The Sunday morning church service started to the beat of a much-needed, brand new drum set donated to the Carpenter church by chairman of the GRID board Jacques and Brigitte Lapointe. The shiny red drums arrived from Kumasi on God’s timing — just in time for worship.
Under the Kapok tree Pastor Rance and Dr. David Mensah, dressed in full chief attire, led us in the true spirit of worship with clapping, singing, and line-dancing. The African church does not need to be reminded to praise god with their whole heart.
Pastor Charles read the scriptures 2 Kings 4:1-7: Elisha asked the poor widow what she had to repay her debtors. She responded that she had nothing but a little olive oil. Elisha asked her to bring several empty jars to him and told her to pour a little oil into each one. The jars were miraculously filled to the brim.
The significance of the widow’s oil was not lost on us as we reflected on the work of our medical mission here in Ghana. Sometimes we feel as if what we have to offer isn’t enough to fill all the jars of the sick. Pastor Charles reminded the entire congregation of Africans and “the experts” as they call us, that if we are willing, God will take whatever is in our hand and multiply it and work through it to serve humanity.
After more clapping, singing and dancing, a heart-warming testimonial was given by Ernestina, the Ghanian medical assistant who has accompanied us on all five missions.

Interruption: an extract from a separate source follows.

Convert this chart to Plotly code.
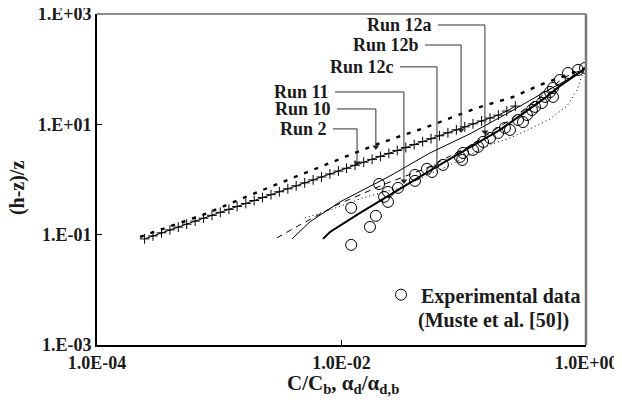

Her testimony assured us that indeed the Lord is working through our team to fill the jars of oil. She said our team has taught her “tremendous wisdom, insight, gentleness, love and compassion.” The Ghanaian government has recognized her exemplary care of patients in her region that they have put her in charge of a large clinic which has 30 staff. She is now training all of her nurses and midwives using what she has learned from us. She is transferring clinical skills. There is no doctor at this busy clinic that has a 6 bed ER and 8 bed maternity unit. Ernestina is on call 24 hours a day, 7 days a week. We were moved by the impact we have had on this remarkable woman and now, on her staff. More jars are being filled.
As the worship service came to a close and while we were still dancing, clapping and singing we were reminded once again that our work has left many Ghanians beating to a new drum.
Sunday evening our convoy of vehicles arrived at the Mole National Game Park, a 4,577 square kilometer reserve dedicated to the protection of wildlife. Last night we celebrated Dr. Laurence’s 40th wedding anniversary by singing a few different versions all at once of “Happy Anniversary” while his wife listened on the phone from Vancouver.
Today we had the option of going on a walking or jeep safari. The guides told us we probably wouldn’t see any elephants as none were seen on the safari the day before. Well … there were elephants everywhere. Some groups saw as many as 12 majestic elephants as close as 100m away. We also saw crocodiles, deer, antelope and water bucks all in their natural habitat. The monkeys were getting a little cheeky while we were cooling off in the swimming pool and one took a bit of a run at our dear friend Sarah Hasted from the UK. She was cool as a cucumber and handled that monkey just fine!
It was a wonderful, well-needed rest and we all feel recharged, refreshed and ready to finish hard for our 3 remaining clinics which will be held here on the NEA compound in Carpenter.